Today’s ‘second wine’ from Château Grand-Puy-Lacoste is the latest in a series of winners from our buying trip to Bordeaux nearly a year ago. The grand vin, or ‘first wine,’ from Grand-Puy-Lacoste received strong critical acclaim from the critics in 2007, but from a price-to-quality perspective, we were blown away by this superb second label, which we managed to direct-import and offer for less than $40. This is classic, Cabernet-driven Pauillac from one of the most historic properties in the Médoc, deeply evocative of place and immensely satisfying to drink now. Enjoying a mature, world-class red at its peak is an experience every wine lover deserves to have, and if you think such an experience is necessarily expensive, think again. We’ve got you covered!
Lacoste Borie is so named for the Borie family, who have owned and run Grand-Puy-Lacoste since 1978. Designated as a cinquième cru classé (“fifth growth”) in the famed 1855 Classification of Bordeaux châteaux, Grand-Puy-Lacoste has, like many of its fellow fifth-growths from Pauillac (Lynch-Bages; Pontet-Canet; Haut-Batailley), regularly out-performed properties of higher “rank”’—and yet the Bordeaux hierarchy still mostly holds when it comes to pricing, which, as you know, grows astronomical in a hurry. The gorgeous Grand-Puy-Lacoste property sits on a plateau (puy means “hillock” in French) of deep gravel, with the vineyards in a single contiguous block surrounding the château. Their lineup is the classic one-two punch of grand vin and second wine, sourced from a total of about 55 hectares of vines.

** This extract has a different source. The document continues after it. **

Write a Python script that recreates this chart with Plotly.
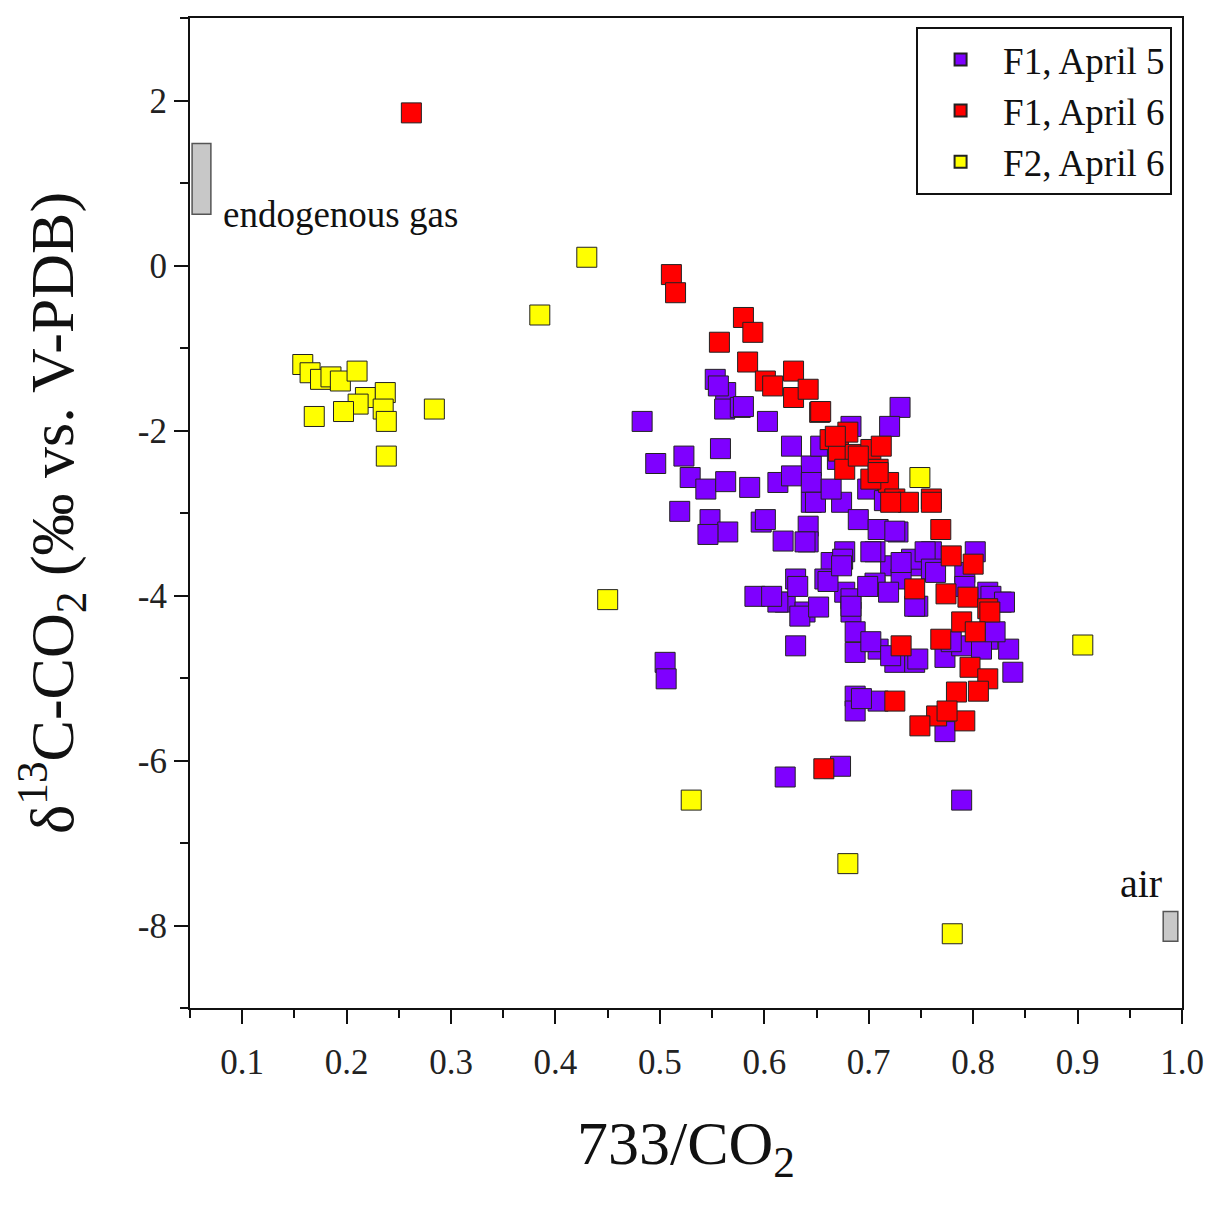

The passionate steward of Château Grand-Puy-Lacoste, François-Xavier Borie, gleaned the art of viticulture from his father, Jean-Eugène, at his home, Château Ducru-Beaucaillou. He then embarked to study business and enology before working with négociants and the Christie’s auction house. In 1978, when his family acquired Grand-Puy-Lacoste, he came on as director of the estate, where he has been faithful to its historic legacy ever since. Vines have been replanted with “precision,” which leaves the average age at 38 years. Use of chemicals has been reduced by more than half under François-Xavier’s guidance and today, one-third of the property is farmed organically. Hand-harvested fruit is derived entirely from the estate in its original boundaries. The 2007 Lacoste-Borie is a blend of 70% Cabernet Sauvignon, 25% Merlot, and 5% Cabernet Franc, which is slowly macerated over 3 weeks and aged in 30% new French oak barrels for 14-16 months.
Now with close to a decade of aging under its belt, the 2007 Lacoste Borie is evolving into an aromatic, supple, and textbook expression of Cabernet Sauvignon from Pauillac. Rarely does this much Cabernet “breed” shine through at this price point: In the glass it’s still a deep ruby with ever-so-slight bricking at the rim, with an aromatic profile that combines still-fresh primary fruit aromas (cassis, plum, blackberry, currant) with the intriguing ‘secondary’ notes that emerge over time (cigar box, leather, cedar, cacao, and dried violets). Medium-plus in body and as smooth and elegant as Emmanuel Macron, this is drinking beautifully now, especially after about 30 minutes in a decanter. I expect it to continue improving through 2020, likely peaking around then, so don’t hesitate to lay some bottles down—this will make a reliable go-to for casual and more-formal meals alike. Serve it in large Bordeaux stems at 60-65 degrees and pair it with something similarly regal—a classic like Steak Diane (see recipe) would be great way to showcase this wine’s (and your) smooth sophistication. Enjoy!